De hecho, en una información en directo, quien cobra protagonismo es el testigo, un testigo que muchas veces no sabe explicarse y contradice a otros testigos, lo cual acaba por oscurecer la noticia.
En algunos casos, ni siquiera son los reporteros quienes manejan la cámara, pues las imágenes emitidas provienen de los departamentos profesionales de la policía o los ministerios. Y me parece reprochable ese tipo de propuesta, así digerida y filtrada, pues con ella desaparece la tarea básica del redactor: interpretar con cierta decencia los acontecimientos.
Volvemos a la oposición entre cultura transgresora y control gubernamental.
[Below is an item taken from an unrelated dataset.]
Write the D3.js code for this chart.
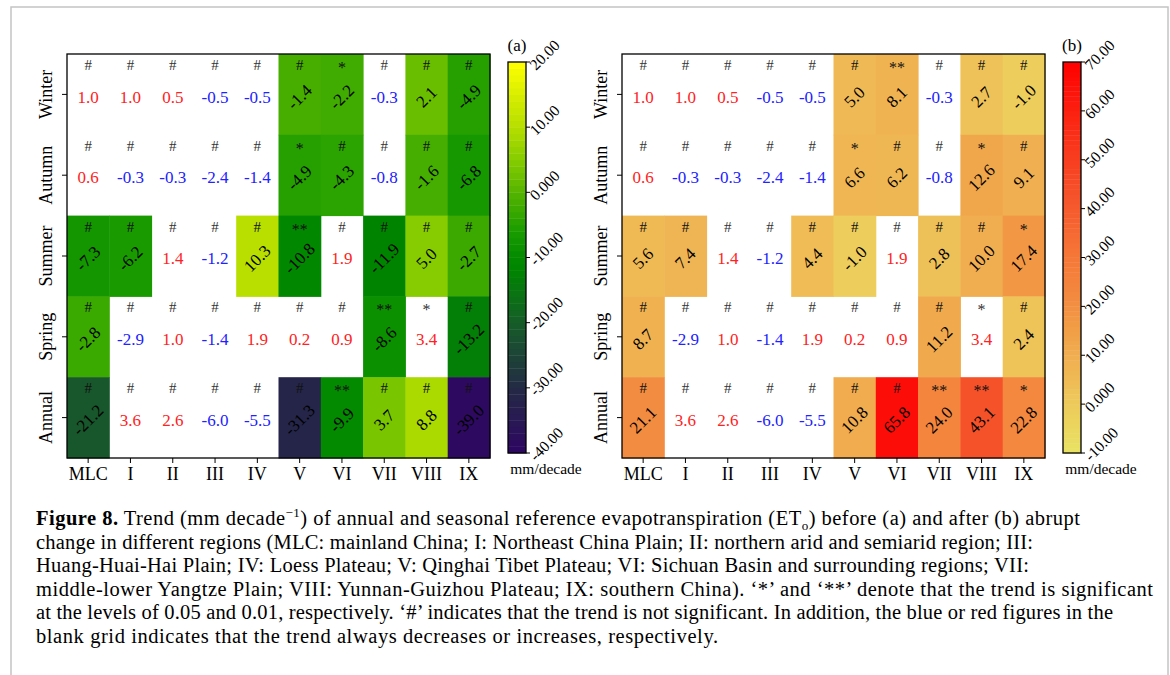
<!DOCTYPE html>
<html>
<head>
<meta charset="utf-8">
<script src="https://cdn.jsdelivr.net/npm/d3@7"></script>
<style>
  body { margin: 0; background: #fff; }
  svg { display: block; font-family: "Liberation Serif", "DejaVu Serif", serif; }
</style>
</head>
<body>
<div id="vis"></div>
<script>
const WIDTH = 1170;
const HEIGHT = 675;

const regions = ["MLC", "I", "II", "III", "IV", "V", "VI", "VII", "VIII", "IX"];
const seasons = ["Winter", "Autumn", "Summer", "Spring", "Annual"];

// trend before abrupt change (a)
const before = [
  [1.0, 1.0, 0.5, -0.5, -0.5, -1.4, -2.2, -0.3, 2.1, -4.9],
  [0.6, -0.3, -0.3, -2.4, -1.4, -4.9, -4.3, -0.8, -1.6, -6.8],
  [-7.3, -6.2, 1.4, -1.2, 10.3, -10.8, 1.9, -11.9, 5.0, -2.7],
  [-2.8, -2.9, 1.0, -1.4, 1.9, 0.2, 0.9, -8.6, 3.4, -13.2],
  [-21.2, 3.6, 2.6, -6.0, -5.5, -31.3, -9.9, 3.7, 8.8, -39.0]
];
const beforeSig = [
  ["#", "#", "#", "#", "#", "#", "*", "#", "#", "#"],
  ["#", "#", "#", "#", "#", "*", "#", "#", "#", "#"],
  ["#", "#", "#", "#", "#", "**", "#", "#", "#", "#"],
  ["#", "#", "#", "#", "#", "#", "#", "**", "*", "#"],
  ["#", "#", "#", "#", "#", "#", "**", "#", "#", "#"]
];

// trend after abrupt change (b)
const after = [
  [1.0, 1.0, 0.5, -0.5, -0.5, 5.0, 8.1, -0.3, 2.7, -1.0],
  [0.6, -0.3, -0.3, -2.4, -1.4, 6.6, 6.2, -0.8, 12.6, 9.1],
  [5.6, 7.4, 1.4, -1.2, 4.4, -1.0, 1.9, 2.8, 10.0, 17.4],
  [8.7, -2.9, 1.0, -1.4, 1.9, 0.2, 0.9, 11.2, 3.4, 2.4],
  [21.1, 3.6, 2.6, -6.0, -5.5, 10.8, 65.8, 24.0, 43.1, 22.8]
];
const afterSig = [
  ["#", "#", "#", "#", "#", "#", "**", "#", "#", "#"],
  ["#", "#", "#", "#", "#", "*", "#", "#", "*", "#"],
  ["#", "#", "#", "#", "#", "#", "#", "#", "#", "*"],
  ["#", "#", "#", "#", "#", "#", "#", "#", "*", "#"],
  ["#", "#", "#", "#", "#", "#", "#", "**", "**", "*"]
];

// 1 = coloured cell, 0 = blank grid (trend keeps its sign)
const shaded = [
  [0, 0, 0, 0, 0, 1, 1, 0, 1, 1],
  [0, 0, 0, 0, 0, 1, 1, 0, 1, 1],
  [1, 1, 0, 0, 1, 1, 0, 1, 1, 1],
  [1, 0, 0, 0, 0, 0, 0, 1, 0, 1],
  [1, 0, 0, 0, 0, 1, 1, 1, 1, 1]
];

const ticksA = [20, 10, 0, -10, -20, -30, -40];
const tickLabelsA = ["20.00", "10.00", "0.000", "-10.00", "-20.00", "-30.00", "-40.00"];
const ticksB = [70, 60, 50, 40, 30, 20, 10, 0, -10];
const tickLabelsB = ["70.00", "60.00", "50.00", "40.00", "30.00", "20.00", "10.00", "0.000", "-10.00"];

const colorA = d3.scaleLinear()
  .domain([-40, -30, -20, -12, -10, -6, -3, 0, 5, 10, 15, 20])
  .range(["#2e0662", "#232a44", "#165c28", "#008400", "#038a00", "#1a9c00", "#38a800",
          "#55b400", "#86cc00", "#b6de00", "#d8ee00", "#ffff00"])
  .clamp(true);

const colorB = d3.scaleLinear()
  .domain([-10, 0, 5, 10, 12.6, 17.4, 21, 30, 43, 50, 60, 70])
  .range(["#e8e262", "#edcb5b", "#efba55", "#f0ae50", "#f0a64a", "#f29844", "#f28c40",
          "#f57838", "#f5522a", "#f83e20", "#fb2010", "#ff0000"])
  .clamp(true);

const svg = d3.select("#vis").append("svg")
  .attr("width", WIDTH)
  .attr("height", HEIGHT);

// page frame
svg.append("rect")
  .attr("x", 11).attr("y", 7)
  .attr("width", 1157).attr("height", 720)
  .attr("fill", "none")
  .attr("stroke", "#c4c4c4")
  .attr("stroke-width", 1.5);

function drawPanel(left, values, sigs, color, ticks, tickLabels, cbX, cbDomain, tag) {
  const x = d3.scaleBand().domain(regions).range([left, left + 423]);
  const y = d3.scaleBand().domain(seasons).range([54, 458]);
  const g = svg.append("g");

  const cells = [];
  seasons.forEach((s, i) => {
    regions.forEach((r, j) => {
      cells.push({season: s, region: r, v: values[i][j], sig: sigs[i][j], on: shaded[i][j]});
    });
  });

  g.selectAll(".cell")
    .data(cells.filter(d => d.on))
    .enter().append("rect")
      .attr("class", "cell")
      .attr("x", d => x(d.region))
      .attr("y", d => y(d.season))
      .attr("width", x.bandwidth() + 0.5)
      .attr("height", y.bandwidth() + 0.5)
      .attr("fill", d => color(d.v));

  g.selectAll(".sig")
    .data(cells)
    .enter().append("text")
      .attr("class", "sig")
      .attr("x", d => x(d.region) + x.bandwidth() / 2)
      .attr("y", d => y(d.season) + (d.sig === "#" ? 16 : 19))
      .attr("text-anchor", "middle")
      .attr("font-size", d => d.sig === "#" ? 15 : 16)
      .attr("fill", d => d.on ? "#111" : "#333")
      .text(d => d.sig);

  g.selectAll(".val")
    .data(cells)
    .enter().append("text")
      .attr("class", "val")
      .attr("transform", d => {
        const cx = x(d.region) + x.bandwidth() / 2;
        const cy = y(d.season) + 43;
        return d.on ? `translate(${cx},${cy}) rotate(-45)` : `translate(${cx},${cy})`;
      })
      .attr("text-anchor", "middle")
      .attr("dominant-baseline", "central")
      .attr("font-size", 17)
      .attr("fill", d => d.on ? "#000" : (d.v < 0 ? "#2222ff" : "#ff2222"))
      .text(d => d.v.toFixed(1));

  // frame and axes
  g.append("rect")
    .attr("x", left).attr("y", 54)
    .attr("width", 423).attr("height", 404)
    .attr("fill", "none")
    .attr("stroke", "#000")
    .attr("stroke-width", 1.3);

  const xAxis = g.append("g")
    .attr("transform", "translate(0,458)")
    .call(d3.axisBottom(x).tickSize(5).tickPadding(4));
  xAxis.select(".domain").remove();
  xAxis.selectAll("text")
    .attr("font-size", 18)
    .attr("font-family", "Liberation Serif")
    .attr("fill", "#000");

  const yAxis = g.append("g")
    .attr("transform", `translate(${left},0)`)
    .call(d3.axisLeft(y).tickSize(5).tickFormat(""));
  yAxis.select(".domain").remove();

  g.selectAll(".season")
    .data(seasons)
    .enter().append("text")
      .attr("class", "season")
      .attr("transform", d => `translate(${left - 15},${y(d) + y.bandwidth() / 2}) rotate(-90)`)
      .attr("text-anchor", "middle")
      .attr("font-size", 18)
      .text(d => d);

  // colour bar
  const cb = d3.scaleLinear().domain(cbDomain).range([453, 62]);
  const bands = d3.range(cbDomain[0], cbDomain[1], 1);
  g.selectAll(".band")
    .data(bands)
    .enter().append("rect")
      .attr("class", "band")
      .attr("x", cbX)
      .attr("y", d => cb(d + 1))
      .attr("width", 18)
      .attr("height", d => cb(d) - cb(d + 1) + 0.4)
      .attr("fill", d => color(d + 0.5));
  g.append("rect")
    .attr("x", cbX).attr("y", 62)
    .attr("width", 18).attr("height", 391)
    .attr("fill", "none")
    .attr("stroke", "#000")
    .attr("stroke-width", 1.3);

  g.selectAll(".cbtick")
    .data(ticks)
    .enter().append("line")
      .attr("class", "cbtick")
      .attr("x1", cbX + 18).attr("x2", cbX + 22)
      .attr("y1", d => cb(d)).attr("y2", d => cb(d))
      .attr("stroke", "#000");

  g.selectAll(".cblabel")
    .data(ticks)
    .enter().append("text")
      .attr("class", "cblabel")
      .attr("transform", d => `translate(${cbX + 28},${cb(d) + 9}) rotate(-45)`)
      .attr("font-size", 15.5)
      .text((d, i) => tickLabels[i]);

  g.append("text")
    .attr("x", cbX + 9).attr("y", 51)
    .attr("text-anchor", "middle")
    .attr("font-size", 17)
    .text(tag);

  g.append("text")
    .attr("x", cbX + 38).attr("y", 474)
    .attr("text-anchor", "middle")
    .attr("font-size", 15.5)
    .text("mm/decade");
}

drawPanel(67, before, beforeSig, colorA, ticksA, tickLabelsA, 508, [-40, 20], "(a)");
drawPanel(622, after, afterSig, colorB, ticksB, tickLabelsB, 1063, [-10, 70], "(b)");

// caption, one text per printed line
const capX = 36;
const capLines = [
  {end: 1080, parts: [
    {t: "Figure 8.", b: true}, {t: " Trend (mm decade"}, {t: "\u22121", sup: true},
    {t: ") of annual and seasonal reference evapotranspiration (ET"}, {t: "o", sub: true},
    {t: ") before (a) and after (b) abrupt"}]},
  {end: 1033, parts: [{t: "change in different regions (MLC: mainland China; I: Northeast China Plain; II: northern arid and semiarid region; III:"}]},
  {end: 1029, parts: [{t: "Huang-Huai-Hai Plain; IV: Loess Plateau; V: Qinghai Tibet Plateau; VI: Sichuan Basin and surrounding regions; VII:"}]},
  {end: 1153, parts: [{t: "middle-lower Yangtze Plain; VIII: Yunnan-Guizhou Plateau; IX: southern China). \u2018*\u2019 and \u2018**\u2019 denote that the trend is significant"}]},
  {end: 1113, parts: [{t: "at the levels of 0.05 and 0.01, respectively. \u2018#\u2019 indicates that the trend is not significant. In addition, the blue or red figures in the"}]},
  {end: 718, parts: [{t: "blank grid indicates that the trend always decreases or increases, respectively."}]}
];

capLines.forEach((line, i) => {
  const t = svg.append("text")
    .attr("x", capX)
    .attr("y", 525 + i * 23.5)
    .attr("font-size", 20.5)
    .attr("textLength", line.end - capX)
    .attr("lengthAdjust", "spacing");
  line.parts.forEach((p, k) => {
    const ts = t.append("tspan").text(p.t);
    const prev = k > 0 ? line.parts[k - 1] : null;
    if (p.b) ts.attr("font-weight", "bold");
    if (p.sup) ts.attr("dy", -8).attr("font-size", 13);
    if (p.sub) ts.attr("dy", 5).attr("font-size", 13);
    if (prev && prev.sup) ts.attr("dy", 8);
    if (prev && prev.sub) ts.attr("dy", -5);
  });
});
</script>
</body>
</html>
A su modo, los gobiernos están hechos para ser aterrorizados. Tienen la idea –bastante cierta, quizá– de que se les quiere quitar de en medio. Cada nueva fórmula comunicativa sufre más controles que la anterior.
La televisión está dominada, y ahora se pretende lo mismo con Internet. Aceptamos un cierto grado un control policial de la Red, e incluso toleramos que se pueda inspeccionar un mensaje electrónico, cuando juzgaríamos eso mismo inadmisible en un correo convencional.
Los informativos de la televisión atribuyen a Internet unos delitos misteriosos y terribles, difundiendo de éste una idea sobrecogedora. Pero, en el fondo, el verdadero riesgo que se quiere impedir en la Red no es la pederastia o el intercambio de una receta para fabricar explosivos.
Dejando aparte la existencia de esos mismos delitos fuera de Internet, el peligro más temido es la transgresión del pensamiento único. Por eso hay tanto interés en controlar el sentido libertario de este instrumento tecnológico y así, progresando en su censura, domesticarlo como se hizo antes con la televisión.
Es curioso, pero ese tipo de miedos también atañe a los intelectuales. Un filósofo inteligente, Emilio Lledó, me explicaba que en su casa no había televisión porque ésta podía alterar su vida cotidiana.
Y yo le sugería otra actitud: dejar que esa tecnología alterase su vida, pensar en cómo la altera y, si acaso, contrarrestar el efecto. Al fin y al cabo, bucear en las nuevas tecnologías también significa tener voz en ellas.
Publiqué la primera versión de este artículo en la revista Cuadernos Hispanoamericanos.